Ancora una volta, come ogni tanto accade, i Nepal si è fermato. Nel Terai continuano i sit-in dei madheshi che bloccano le frontiere. Si era parlato di far scortare i convogli dal’esercito come accadde durante la guerriglia maoista. Ma se allora ‘erano giustificazioni (il “terrorismo”) se scappava il morto, oggi sarebbe un casino nazionale e internazionale. Laggiù i confini troviamo, come spesso accade di tutto, gente che protesta senza sapere il perché, delinquenti organizzati, militanti e funzionari dei partiti del luogo; ma anche tanta gente comune che sente, ancora una volta di essere dimenticata dalla capitale. Lo stesso potrebbe dirsi per i Tamang, i Limbu e le tante etnie povere del  Nepal. Ma nel Terai sono tanti e forti i partiti locali, che hanno (nascosto) l’appoggio di parte dei politici e della burocrazia della confinante India.

Anche il dialogo, richiesto dal governo è fermo, si vuole tirare al massimo per arrivare forti al confronto. Pensavo, con un po’ di ottimismo, che la situazione si risolvesse prima, per stanchezza dei protestatari e iniziative del governo. Invece Kathmandu e gran parte del Nepal, dopo 50 giorni di blocco, è stremata.

Certo la gente, abituata ai problemi, si organizza: si parla di futura città ciclabile, di veicolo elettrici, di metropolitana, e non si perde, comunque, la voglia di festeggiare e cercare di fare acquisti e mangiate, seppur in un Dashain che sarà più spento. Anno durissimo per il Nepal dai terremoti alle tensioni per la nuova costituzione.

E anche per tutto ciò che concerne la ricostruzione del terremoto tutto è fermo, solo l’iniziativa privata (con tutti i rischi e le speculazioni che può comportare) o locale è partita. Nei villaggi, chi ha i soldi, inizia a ricostruire le case senza pensare alle normative antisismiche e i sentieri  per riaprire le vie dei trekking e le comunicazioni in montagna, i Comitati Scolastici (come sta facendo Takecare Nepal) chiedono aiuto per mettere a posto le scuole e togliere i bambini (sta venendo freddo) dalle classi temporanee di plastica e legno. A Kathmandu i tibetani (sempre ricchi) rimettono a posto i grandi stupa, i proprietari delle vecchie case dei centri storici le buttano giù per ricostruirle più alte e di cemento.

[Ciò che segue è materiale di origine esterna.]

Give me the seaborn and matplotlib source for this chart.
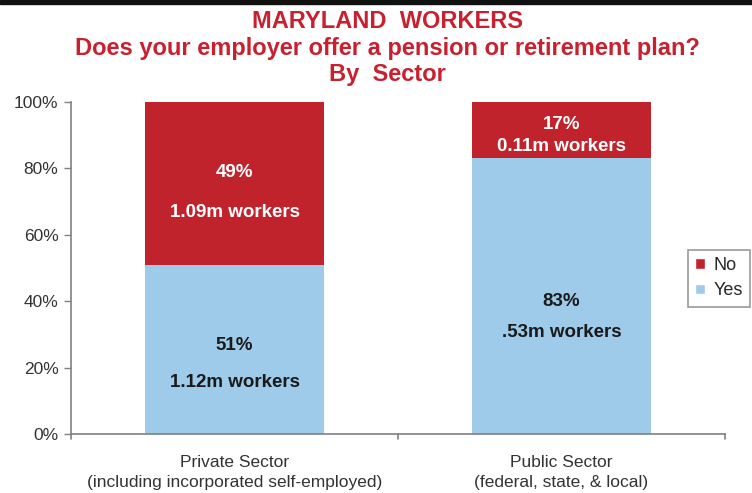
import matplotlib
matplotlib.use("Agg")
import matplotlib.pyplot as plt
import matplotlib.transforms as mtransforms
from matplotlib.patches import Patch, Rectangle
import seaborn as sns
import pandas as pd

# --- data ---------------------------------------------------------------
sectors = ["Private Sector\n(including incorporated self-employed)",
           "Public Sector\n(federal, state, & local)"]
yes_pct = [51, 83]
no_pct = [49, 17]
yes_workers = ["1.12m workers", ".53m workers"]
no_workers = ["1.09m workers", "0.11m workers"]
y_ticks = [0, 20, 40, 60, 80, 100]

# --- style --------------------------------------------------------------
RED = "#C1232C"
BLUE = "#9ECBEA"
TITLE_RED = "#C8202E"
FONT = ["Liberation Sans", "DejaVu Sans"]

sns.set_theme(style="white")
plt.rcParams["font.family"] = FONT

df = pd.DataFrame({"sector": sectors, "yes": yes_pct, "no": no_pct})
df["total"] = df["yes"] + df["no"]

fig = plt.figure(figsize=(7.52, 4.93), dpi=100)
ax = fig.add_axes([71 / 752, 1 - 434 / 493, 654 / 752, 332 / 493])

# stacked bars: full height in red, "Yes" share drawn over it in blue
sns.barplot(data=df, x="sector", y="total", color=RED, width=0.55,
            saturation=1, ax=ax, linewidth=0)
sns.barplot(data=df, x="sector", y="yes", color=BLUE, width=0.55,
            saturation=1, ax=ax, linewidth=0)

ax.set_ylim(0, 100)
ax.set_xlim(-0.5, 1.5)
ax.set_yticks(y_ticks)
ax.set_yticklabels([f"{t}%" for t in y_ticks], fontsize=12.5, color="#333333")
ax.set_xlabel("")
ax.set_ylabel("")
for lbl in ax.get_xticklabels():
    lbl.set_linespacing(1.45)
ax.tick_params(axis="x", length=0, labelsize=12.5, labelcolor="#333333", pad=15)
ax.tick_params(axis="y", left=True, length=5, width=1, color="#808080", pad=4)
for s in ["top", "right"]:
    ax.spines[s].set_visible(False)
for s in ["left", "bottom"]:
    ax.spines[s].set_color("#808080")
    ax.spines[s].set_linewidth(1.2)

# category separators on the x axis
for xb in [-0.5, 0.5, 1.5]:
    ax.plot([xb, xb], [0, -0.015], transform=ax.get_xaxis_transform(),
            color="#808080", lw=1.2, clip_on=False)

# segment labels: percentage above, worker count below (offsets in pixels)
pct_dy_no = [11, 6]
wk_dy_no = [-29, -16]
pct_dy_yes = [4, -5]
wk_dy_yes = [-33, -36]

def label(x, y, text, dy, color):
    tr = mtransforms.offset_copy(ax.transData, fig=fig, y=dy, units="dots")
    ax.text(x, y, text, transform=tr, ha="center", va="center",
            fontsize=13.5, fontweight="bold", color=color)

for i in range(len(sectors)):
    mid_yes = yes_pct[i] / 2
    mid_no = yes_pct[i] + no_pct[i] / 2
    label(i, mid_no, f"{no_pct[i]}%", pct_dy_no[i], "white")
    label(i, mid_no, no_workers[i], wk_dy_no[i], "white")
    label(i, mid_yes, f"{yes_pct[i]}%", pct_dy_yes[i], "#1a1a1a")
    label(i, mid_yes, yes_workers[i], wk_dy_yes[i], "#1a1a1a")

# legend
handles = [Patch(facecolor=RED, label="No"), Patch(facecolor=BLUE, label="Yes")]
leg = fig.legend(handles=handles, loc="upper left",
                 bbox_to_anchor=(688 / 752, 1 - 250 / 493),
                 frameon=True, fancybox=False, fontsize=13,
                 handlelength=0.55, handleheight=0.55, handletextpad=0.45,
                 borderpad=0.4, labelspacing=0.45, borderaxespad=0)
leg.get_frame().set_edgecolor("#808080")
leg.get_frame().set_linewidth(1.2)

# title, one line at a time
title_lines = ["MARYLAND  WORKERS",
               "Does your employer offer a pension or retirement plan?",
               "By  Sector"]
title_y = [22, 48, 74]
for txt, yy in zip(title_lines, title_y):
    fig.text(387 / 752, 1 - yy / 493, txt, ha="center", va="center",
             fontsize=17, fontweight="bold", color=TITLE_RED)

# dark band along the top edge
fig.patches.append(Rectangle((0, 1 - 4 / 493), 1, 4 / 493,
                             transform=fig.transFigure, color="#111111",
                             zorder=10))

fig.savefig("out.png", dpi=100)
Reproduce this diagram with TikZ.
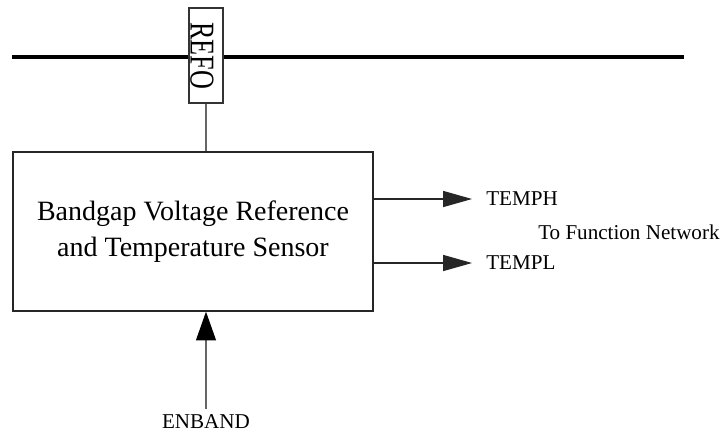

L’iniziativa privata si muove, manca quella pubblica sia a livello d’investimenti  (i  4 miliardi di USD dati dai donatori internazionali sono nelle cassaforti) sia, più grave, di progettazione.

Gli amici entrati (il 25 giugno) con entusiasmo nella Nepal Reconstruction Authority (alcuni bravi e motivati) sono sgomenti. Il governo e il parlamento non hanno mai ratificato formalmente la sua esistenza: di fatto non esiste. Il partito dell’attuale primo Ministro Oli (UML-ex comunisti) non ha mai voluto Govinda Raj Pokhrel (ex capo della Nepal Planning Commision) e considerato un ottimo tecnico capo della Reconstruction Authority. Primo perchè è stato nominato dai rivali del Congresso, secondo (e più importante) perché vogliono un politico (magari loro) a gestire i miliardi per la ricostruzione.